**WHAT YOU ARE ASKED TO DO**
Reproduce every line of the material below, but drop the pictures.

**DATASET CONTENT**

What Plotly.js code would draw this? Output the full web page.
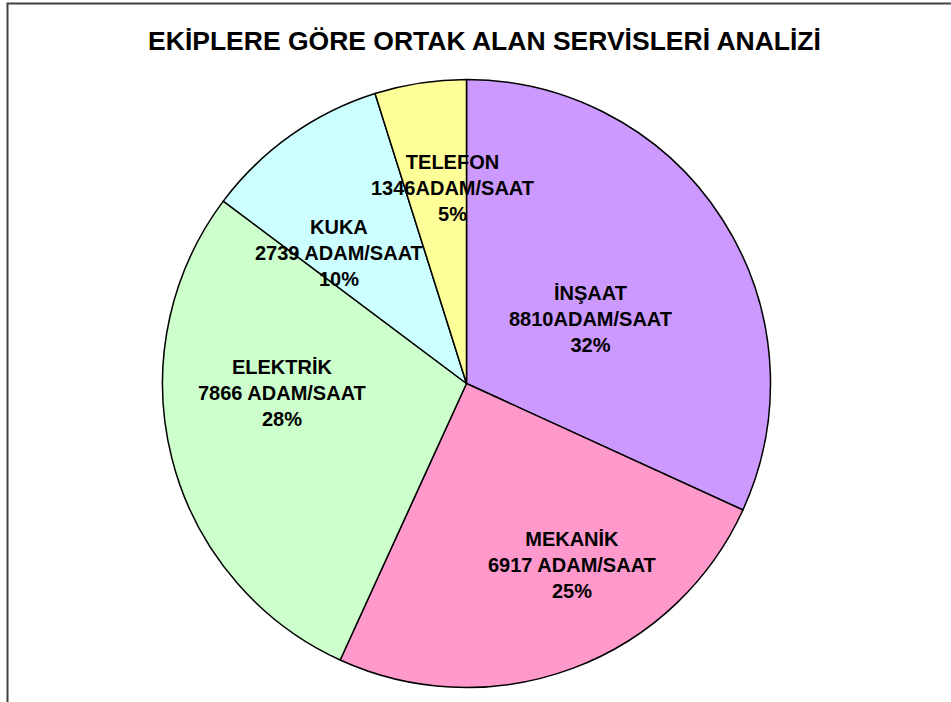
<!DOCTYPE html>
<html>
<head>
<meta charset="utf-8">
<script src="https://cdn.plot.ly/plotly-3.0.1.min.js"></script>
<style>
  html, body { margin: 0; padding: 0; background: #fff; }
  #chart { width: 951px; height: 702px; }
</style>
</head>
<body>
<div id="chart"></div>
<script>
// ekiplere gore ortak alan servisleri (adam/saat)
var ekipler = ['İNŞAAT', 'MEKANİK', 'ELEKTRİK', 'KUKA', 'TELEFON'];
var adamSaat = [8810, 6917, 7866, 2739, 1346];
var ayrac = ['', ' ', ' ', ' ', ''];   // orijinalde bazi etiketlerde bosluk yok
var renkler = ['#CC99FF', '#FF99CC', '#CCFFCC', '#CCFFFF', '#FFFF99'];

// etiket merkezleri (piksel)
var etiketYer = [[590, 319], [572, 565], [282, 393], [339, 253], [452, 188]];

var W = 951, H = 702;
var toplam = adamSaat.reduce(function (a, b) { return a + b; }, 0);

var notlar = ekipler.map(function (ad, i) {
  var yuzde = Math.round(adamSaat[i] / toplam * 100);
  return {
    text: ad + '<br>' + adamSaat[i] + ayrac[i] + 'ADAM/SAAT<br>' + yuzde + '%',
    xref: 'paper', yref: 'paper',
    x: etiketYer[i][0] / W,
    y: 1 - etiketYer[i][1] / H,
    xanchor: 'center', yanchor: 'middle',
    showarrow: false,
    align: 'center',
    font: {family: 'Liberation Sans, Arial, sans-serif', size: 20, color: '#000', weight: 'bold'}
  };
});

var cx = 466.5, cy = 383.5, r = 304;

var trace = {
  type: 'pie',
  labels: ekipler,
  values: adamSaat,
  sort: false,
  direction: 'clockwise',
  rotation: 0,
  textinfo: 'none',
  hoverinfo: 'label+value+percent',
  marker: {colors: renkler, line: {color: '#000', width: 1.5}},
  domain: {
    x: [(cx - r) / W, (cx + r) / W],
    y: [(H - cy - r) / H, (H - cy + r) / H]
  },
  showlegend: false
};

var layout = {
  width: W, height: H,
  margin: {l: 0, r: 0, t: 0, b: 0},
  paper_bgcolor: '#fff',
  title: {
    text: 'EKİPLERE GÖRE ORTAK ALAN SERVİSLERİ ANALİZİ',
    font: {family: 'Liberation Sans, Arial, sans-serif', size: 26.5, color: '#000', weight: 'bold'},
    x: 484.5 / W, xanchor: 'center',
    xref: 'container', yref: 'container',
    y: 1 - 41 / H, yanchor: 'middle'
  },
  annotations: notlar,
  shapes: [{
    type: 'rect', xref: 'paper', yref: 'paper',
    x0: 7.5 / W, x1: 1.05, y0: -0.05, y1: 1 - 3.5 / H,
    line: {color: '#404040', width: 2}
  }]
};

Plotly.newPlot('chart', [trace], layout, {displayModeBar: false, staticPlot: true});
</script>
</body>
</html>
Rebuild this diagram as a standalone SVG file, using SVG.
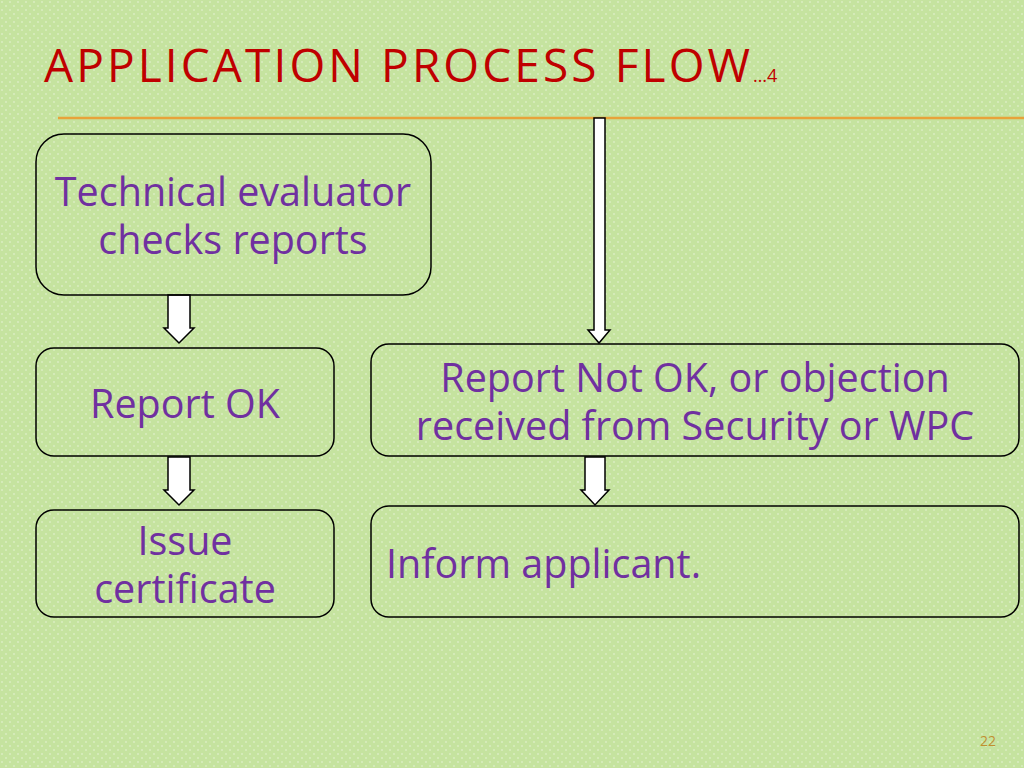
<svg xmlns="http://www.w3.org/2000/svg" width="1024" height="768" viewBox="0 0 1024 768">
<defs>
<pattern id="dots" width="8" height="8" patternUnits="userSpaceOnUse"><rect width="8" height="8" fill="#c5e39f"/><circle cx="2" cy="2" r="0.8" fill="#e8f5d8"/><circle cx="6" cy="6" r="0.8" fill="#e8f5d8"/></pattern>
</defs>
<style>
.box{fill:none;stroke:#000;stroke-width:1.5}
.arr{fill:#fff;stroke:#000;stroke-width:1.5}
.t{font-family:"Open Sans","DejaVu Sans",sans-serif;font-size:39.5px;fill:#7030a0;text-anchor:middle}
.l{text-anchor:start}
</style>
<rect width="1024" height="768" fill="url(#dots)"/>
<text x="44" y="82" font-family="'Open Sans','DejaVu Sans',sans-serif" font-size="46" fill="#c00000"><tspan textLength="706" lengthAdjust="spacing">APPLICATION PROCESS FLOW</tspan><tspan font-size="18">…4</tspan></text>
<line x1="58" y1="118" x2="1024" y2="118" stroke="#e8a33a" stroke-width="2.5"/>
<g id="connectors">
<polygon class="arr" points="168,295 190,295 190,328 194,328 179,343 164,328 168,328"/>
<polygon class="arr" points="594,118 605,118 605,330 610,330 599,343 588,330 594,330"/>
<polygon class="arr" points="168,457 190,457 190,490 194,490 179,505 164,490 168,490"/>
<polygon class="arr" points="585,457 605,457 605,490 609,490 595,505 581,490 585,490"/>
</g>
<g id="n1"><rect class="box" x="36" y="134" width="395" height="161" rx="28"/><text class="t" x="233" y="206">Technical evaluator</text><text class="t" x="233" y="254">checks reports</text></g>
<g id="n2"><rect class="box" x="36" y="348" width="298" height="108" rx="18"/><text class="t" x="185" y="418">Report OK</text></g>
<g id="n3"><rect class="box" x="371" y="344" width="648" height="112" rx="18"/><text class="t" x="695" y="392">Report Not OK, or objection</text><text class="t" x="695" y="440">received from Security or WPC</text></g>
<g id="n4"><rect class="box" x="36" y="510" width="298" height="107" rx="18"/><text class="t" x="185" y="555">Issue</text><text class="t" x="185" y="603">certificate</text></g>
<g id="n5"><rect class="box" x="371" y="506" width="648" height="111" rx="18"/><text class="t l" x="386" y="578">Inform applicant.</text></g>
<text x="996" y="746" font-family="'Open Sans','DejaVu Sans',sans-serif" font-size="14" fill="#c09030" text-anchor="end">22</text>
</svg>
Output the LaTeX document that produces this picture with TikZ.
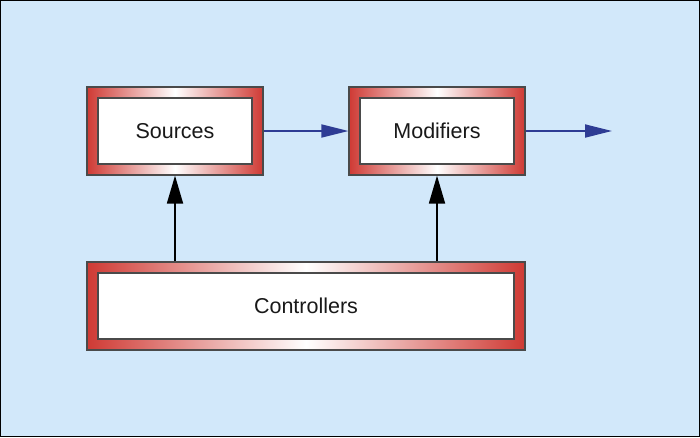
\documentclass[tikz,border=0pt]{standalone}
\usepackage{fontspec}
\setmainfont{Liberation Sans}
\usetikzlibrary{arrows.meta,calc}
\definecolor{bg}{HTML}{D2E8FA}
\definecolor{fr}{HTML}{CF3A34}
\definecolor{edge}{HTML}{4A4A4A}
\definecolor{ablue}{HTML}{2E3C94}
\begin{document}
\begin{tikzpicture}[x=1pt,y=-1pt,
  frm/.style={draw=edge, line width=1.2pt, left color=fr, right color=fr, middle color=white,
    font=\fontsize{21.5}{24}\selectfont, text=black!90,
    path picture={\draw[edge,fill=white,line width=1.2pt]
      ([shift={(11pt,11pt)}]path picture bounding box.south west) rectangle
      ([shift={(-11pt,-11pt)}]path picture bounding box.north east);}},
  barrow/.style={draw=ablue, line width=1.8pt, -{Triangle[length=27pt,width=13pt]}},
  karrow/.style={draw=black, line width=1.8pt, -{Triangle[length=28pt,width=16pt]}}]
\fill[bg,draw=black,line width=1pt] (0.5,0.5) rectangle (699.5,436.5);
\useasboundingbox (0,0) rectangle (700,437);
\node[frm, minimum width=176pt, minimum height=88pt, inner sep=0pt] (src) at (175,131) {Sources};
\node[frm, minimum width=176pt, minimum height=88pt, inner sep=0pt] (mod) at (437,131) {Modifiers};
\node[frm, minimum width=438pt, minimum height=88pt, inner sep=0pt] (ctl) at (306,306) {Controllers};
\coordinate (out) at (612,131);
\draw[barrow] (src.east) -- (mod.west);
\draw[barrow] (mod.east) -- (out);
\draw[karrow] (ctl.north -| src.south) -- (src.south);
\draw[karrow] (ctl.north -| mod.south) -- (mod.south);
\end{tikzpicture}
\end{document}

**SOLUTION FOR THIS TASK**
What Plotly.js code would draw this? Output the full web page.
<!DOCTYPE html>
<html>
<head>
<meta charset="utf-8">
<script src="https://cdn.plot.ly/plotly-3.0.1.min.js"></script>
<style>
  html, body { margin: 0; padding: 0; background: #fff; }
  #chart { width: 951px; height: 702px; }
</style>
</head>
<body>
<div id="chart"></div>
<script>
// ekiplere gore ortak alan servisleri (adam/saat)
var ekipler = ['İNŞAAT', 'MEKANİK', 'ELEKTRİK', 'KUKA', 'TELEFON'];
var adamSaat = [8810, 6917, 7866, 2739, 1346];
var ayrac = ['', ' ', ' ', ' ', ''];   // orijinalde bazi etiketlerde bosluk yok
var renkler = ['#CC99FF', '#FF99CC', '#CCFFCC', '#CCFFFF', '#FFFF99'];

// etiket merkezleri (piksel)
var etiketYer = [[590, 319], [572, 565], [282, 393], [339, 253], [452, 188]];

var W = 951, H = 702;
var toplam = adamSaat.reduce(function (a, b) { return a + b; }, 0);

var notlar = ekipler.map(function (ad, i) {
  var yuzde = Math.round(adamSaat[i] / toplam * 100);
  return {
    text: ad + '<br>' + adamSaat[i] + ayrac[i] + 'ADAM/SAAT<br>' + yuzde + '%',
    xref: 'paper', yref: 'paper',
    x: etiketYer[i][0] / W,
    y: 1 - etiketYer[i][1] / H,
    xanchor: 'center', yanchor: 'middle',
    showarrow: false,
    align: 'center',
    font: {family: 'Liberation Sans, Arial, sans-serif', size: 20, color: '#000', weight: 'bold'}
  };
});

var cx = 466.5, cy = 383.5, r = 304;

var trace = {
  type: 'pie',
  labels: ekipler,
  values: adamSaat,
  sort: false,
  direction: 'clockwise',
  rotation: 0,
  textinfo: 'none',
  hoverinfo: 'label+value+percent',
  marker: {colors: renkler, line: {color: '#000', width: 1.5}},
  domain: {
    x: [(cx - r) / W, (cx + r) / W],
    y: [(H - cy - r) / H, (H - cy + r) / H]
  },
  showlegend: false
};

var layout = {
  width: W, height: H,
  margin: {l: 0, r: 0, t: 0, b: 0},
  paper_bgcolor: '#fff',
  title: {
    text: 'EKİPLERE GÖRE ORTAK ALAN SERVİSLERİ ANALİZİ',
    font: {family: 'Liberation Sans, Arial, sans-serif', size: 26.5, color: '#000', weight: 'bold'},
    x: 484.5 / W, xanchor: 'center',
    xref: 'container', yref: 'container',
    y: 1 - 41 / H, yanchor: 'middle'
  },
  annotations: notlar,
  shapes: [{
    type: 'rect', xref: 'paper', yref: 'paper',
    x0: 7.5 / W, x1: 1.05, y0: -0.05, y1: 1 - 3.5 / H,
    line: {color: '#404040', width: 2}
  }]
};

Plotly.newPlot('chart', [trace], layout, {displayModeBar: false, staticPlot: true});
</script>
</body>
</html>
Rebuild this diagram as a standalone SVG file, using SVG.
<svg xmlns="http://www.w3.org/2000/svg" width="1024" height="768" viewBox="0 0 1024 768">
<defs>
<pattern id="dots" width="8" height="8" patternUnits="userSpaceOnUse"><rect width="8" height="8" fill="#c5e39f"/><circle cx="2" cy="2" r="0.8" fill="#e8f5d8"/><circle cx="6" cy="6" r="0.8" fill="#e8f5d8"/></pattern>
</defs>
<style>
.box{fill:none;stroke:#000;stroke-width:1.5}
.arr{fill:#fff;stroke:#000;stroke-width:1.5}
.t{font-family:"Open Sans","DejaVu Sans",sans-serif;font-size:39.5px;fill:#7030a0;text-anchor:middle}
.l{text-anchor:start}
</style>
<rect width="1024" height="768" fill="url(#dots)"/>
<text x="44" y="82" font-family="'Open Sans','DejaVu Sans',sans-serif" font-size="46" fill="#c00000"><tspan textLength="706" lengthAdjust="spacing">APPLICATION PROCESS FLOW</tspan><tspan font-size="18">…4</tspan></text>
<line x1="58" y1="118" x2="1024" y2="118" stroke="#e8a33a" stroke-width="2.5"/>
<g id="connectors">
<polygon class="arr" points="168,295 190,295 190,328 194,328 179,343 164,328 168,328"/>
<polygon class="arr" points="594,118 605,118 605,330 610,330 599,343 588,330 594,330"/>
<polygon class="arr" points="168,457 190,457 190,490 194,490 179,505 164,490 168,490"/>
<polygon class="arr" points="585,457 605,457 605,490 609,490 595,505 581,490 585,490"/>
</g>
<g id="n1"><rect class="box" x="36" y="134" width="395" height="161" rx="28"/><text class="t" x="233" y="206">Technical evaluator</text><text class="t" x="233" y="254">checks reports</text></g>
<g id="n2"><rect class="box" x="36" y="348" width="298" height="108" rx="18"/><text class="t" x="185" y="418">Report OK</text></g>
<g id="n3"><rect class="box" x="371" y="344" width="648" height="112" rx="18"/><text class="t" x="695" y="392">Report Not OK, or objection</text><text class="t" x="695" y="440">received from Security or WPC</text></g>
<g id="n4"><rect class="box" x="36" y="510" width="298" height="107" rx="18"/><text class="t" x="185" y="555">Issue</text><text class="t" x="185" y="603">certificate</text></g>
<g id="n5"><rect class="box" x="371" y="506" width="648" height="111" rx="18"/><text class="t l" x="386" y="578">Inform applicant.</text></g>
<text x="996" y="746" font-family="'Open Sans','DejaVu Sans',sans-serif" font-size="14" fill="#c09030" text-anchor="end">22</text>
</svg>
Output the LaTeX document that produces this picture with TikZ.
\documentclass[tikz,border=0pt]{standalone}
\usepackage{fontspec}
\setmainfont{Liberation Sans}
\usetikzlibrary{arrows.meta,calc}
\definecolor{bg}{HTML}{D2E8FA}
\definecolor{fr}{HTML}{CF3A34}
\definecolor{edge}{HTML}{4A4A4A}
\definecolor{ablue}{HTML}{2E3C94}
\begin{document}
\begin{tikzpicture}[x=1pt,y=-1pt,
  frm/.style={draw=edge, line width=1.2pt, left color=fr, right color=fr, middle color=white,
    font=\fontsize{21.5}{24}\selectfont, text=black!90,
    path picture={\draw[edge,fill=white,line width=1.2pt]
      ([shift={(11pt,11pt)}]path picture bounding box.south west) rectangle
      ([shift={(-11pt,-11pt)}]path picture bounding box.north east);}},
  barrow/.style={draw=ablue, line width=1.8pt, -{Triangle[length=27pt,width=13pt]}},
  karrow/.style={draw=black, line width=1.8pt, -{Triangle[length=28pt,width=16pt]}}]
\fill[bg,draw=black,line width=1pt] (0.5,0.5) rectangle (699.5,436.5);
\useasboundingbox (0,0) rectangle (700,437);
\node[frm, minimum width=176pt, minimum height=88pt, inner sep=0pt] (src) at (175,131) {Sources};
\node[frm, minimum width=176pt, minimum height=88pt, inner sep=0pt] (mod) at (437,131) {Modifiers};
\node[frm, minimum width=438pt, minimum height=88pt, inner sep=0pt] (ctl) at (306,306) {Controllers};
\coordinate (out) at (612,131);
\draw[barrow] (src.east) -- (mod.west);
\draw[barrow] (mod.east) -- (out);
\draw[karrow] (ctl.north -| src.south) -- (src.south);
\draw[karrow] (ctl.north -| mod.south) -- (mod.south);
\end{tikzpicture}
\end{document}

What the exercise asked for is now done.